The little woman usually runs down to the beach on the first day, trys to get an instant native tan, and ends up with skin that is so burnt it requires skin grafting. She won't let the man she invested in, so much as touch her. They then get that cold that every traveler gets and spend the rest of the week sniffling and sneezing. There is nothing quite as romantic as a continuous stream, river, torrent coming from a nose. Why does the nose do this? Why doesn't the nose just become painful, red, and then chill out? It is your nose, you would think it would be sympathetic to the fact that you feel sick. The worst part is the continuous stream flowing from the nose. Shoving the cold tablet up each nostril rarely dams the tide. But if topical tablets won't work, you are just up the creek without a paddle.

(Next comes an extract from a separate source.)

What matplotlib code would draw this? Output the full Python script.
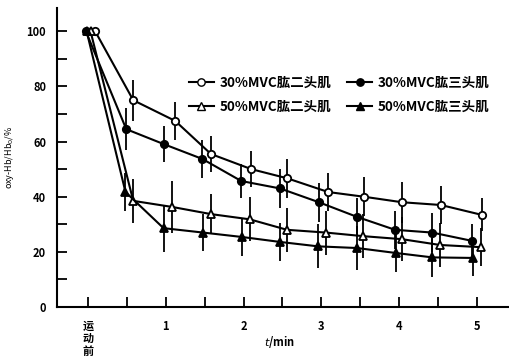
import matplotlib
matplotlib.use("Agg")
import matplotlib.pyplot as plt
from matplotlib.lines import Line2D
from matplotlib.ticker import MultipleLocator

plt.rcParams["font.family"] = ["Noto Sans CJK SC", "DejaVu Sans"]

# 30%MVC 肱二头肌 (open circle)
t_oc = [0.09, 0.58, 1.12, 1.58, 2.10, 2.56, 3.09, 3.55, 4.04, 4.54, 5.07]
y_oc = [100, 75, 67.5, 55.5, 50, 46.7, 41.7, 40, 38, 37, 33.4]
e_oc = [0, 7.5, 7, 6.7, 6.5, 7, 7, 7, 7.5, 7, 6]

# 30%MVC 肱三头肌 (filled circle)
t_fc = [-0.03, 0.49, 0.98, 1.47, 1.97, 2.47, 2.97, 3.46, 3.95, 4.43, 4.94]
y_fc = [100, 64.5, 59, 53.7, 45.7, 43, 38, 32.7, 28, 27, 24]
e_fc = [0, 7.5, 6.5, 7, 6.3, 7, 7, 7, 7, 7, 6]

# 50%MVC 肱二头肌 (open triangle)
t_ot = [0.03, 0.58, 1.08, 1.58, 2.08, 2.56, 3.06, 3.54, 4.04, 4.53, 5.06]
y_ot = [100, 38.5, 36.3, 33.7, 31.8, 28, 27, 25.7, 24.6, 22.5, 21.7]
e_ot = [0, 8, 9.5, 7.3, 8, 8, 8, 8, 8, 8, 7]

# 50%MVC 肱三头肌 (filled triangle)
t_ft = [-0.02, 0.48, 0.97, 1.48, 1.98, 2.47, 2.96, 3.46, 3.96, 4.43, 4.95]
y_ft = [100, 41.7, 28.6, 27, 25.4, 23.6, 22, 21.4, 19.6, 18, 17.8]
e_ft = [0, 7, 8.5, 6.7, 7, 7, 8, 8, 7, 7, 6.5]

labels = ["30%MVC肱二头肌", "50%MVC肱二头肌", "30%MVC肱三头肌", "50%MVC肱三头肌"]
xtick_pos = [0, 1, 2, 3, 4, 5]
xtick_lab = ["运\n动\n前", "1", "2", "3", "4", "5"]

fig = plt.figure(figsize=(5.1, 3.57), dpi=100)
ax = fig.add_axes([0.112, 0.14, 0.888, 0.838])

series = [
    (t_oc, y_oc, e_oc, "o", "white", 5.3),
    (t_fc, y_fc, e_fc, "o", "black", 5.3),
    (t_ot, y_ot, e_ot, "^", "white", 5.3),
    (t_ft, y_ft, e_ft, "^", "black", 5.3),
]
for t, y, e, m, fc, ms in series:
    ax.errorbar(t, y, yerr=e, fmt="none", ecolor="black", elinewidth=1.3,
                capsize=0, zorder=2)
    ax.plot(t, y, "-", color="black", lw=1.5, marker=m, ms=ms,
            mfc=fc, mec="black", mew=1.3, zorder=3)

ax.set_xlim(-0.4, 5.43)
ax.set_ylim(0, 108.5)
for s in ["top", "right"]:
    ax.spines[s].set_visible(False)
for s in ["left", "bottom"]:
    ax.spines[s].set_linewidth(1.5)

ax.set_xticks(xtick_pos)
ax.set_xticklabels(xtick_lab, fontsize=8, fontweight="bold", va="top",
                   linespacing=0.95)
ax.xaxis.set_minor_locator(MultipleLocator(0.5))
ax.yaxis.set_major_locator(MultipleLocator(20))
ax.yaxis.set_minor_locator(MultipleLocator(10))
ax.tick_params(axis="both", which="both", direction="in", length=7,
               width=1.3, labelsize=8)
ax.tick_params(axis="x", pad=9)
ax.tick_params(axis="y", pad=8)
for lab in ax.get_yticklabels():
    lab.set_fontweight("bold")

ax.set_ylabel("oxy-Hb/Hb$_0$/%", fontsize=6.5)
ax.yaxis.set_label_coords(-0.09, 0.5)
ax.text(0.49, -0.117, "$t$/min", transform=ax.transAxes, ha="center",
        va="center", fontsize=8, fontweight="bold")

handles = [
    Line2D([], [], color="black", lw=1.5, marker="o", ms=5.3, mfc="white"),
    Line2D([], [], color="black", lw=1.5, marker="^", ms=5.3, mfc="white"),
    Line2D([], [], color="black", lw=1.5, marker="o", ms=5.3, mfc="black"),
    Line2D([], [], color="black", lw=1.5, marker="^", ms=5.3, mfc="black"),
]
ax.legend(handles, labels, ncol=2, frameon=False, loc="upper left",
          bbox_to_anchor=(0.265, 0.815), handlelength=1.8, handletextpad=0.45,
          columnspacing=1.2, labelspacing=0.8,
          prop={"size": 9.7, "weight": "bold"})

fig.savefig("out.png", dpi=100)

If the couple really get exotic, they decide to go to a foreign land, like say Mexico. All newlyweds have been warned about drinking water, they have been warned about eating fresh vegetables. Oh, your going to Mexico. Don't drink the water. Sounds great, a week in paradise without food or water. When they get there, they merrily eat cooked food and drink margaritas. They are thrilled that they are in such a beautiful exotic place for their recovery period. Then the toxigenic E.coli that cover the entire country of Mexico start multiplying in their bowel. What were once friendly little north American E.coli whose worst sin was making a little gas are over run by tough south of the border E.coli that can make an angry, vicious, not very pleasant toxin. This toxin has been the ruin of more tourists visits than any thief Carl Malden can scare you about. When this toxin takes over you would be thrilled to lose your American Express Traveler's Checks if only you could get rid of it. Where did it come from? Well, there was ice in the Margarita. Oops! There was lettuce in the enchilada grown in a field irrigated with raw sewage. Olé! Most of Mexico has this little gem sprinkled around just to keep foreigners in check. It's land mines in Indochina and Ecoli in Mexico. Well few tourists have actually died from this toxin, a lot thought they did or would have liked to, but few actually did. Let me tell you, if the sun burn doesn't cut the desire for carnal lust, toxigenic E.coli will do the trick. So the little newlyweds who saved by going to Mexico, lose by allowing themselves to eat food and drink liquids.
Don't think you can avoid these problems by getting married in the winter and going skiing in Colorado. Sex isn't so great with a cast on your leg. Do not despair, the wedding industry will keep going despite our better judgment, and the honeymoon travel business will continue despite sunburn, injury, and diarrhea.
"Sweetie, why don't you plan the honeymoon?"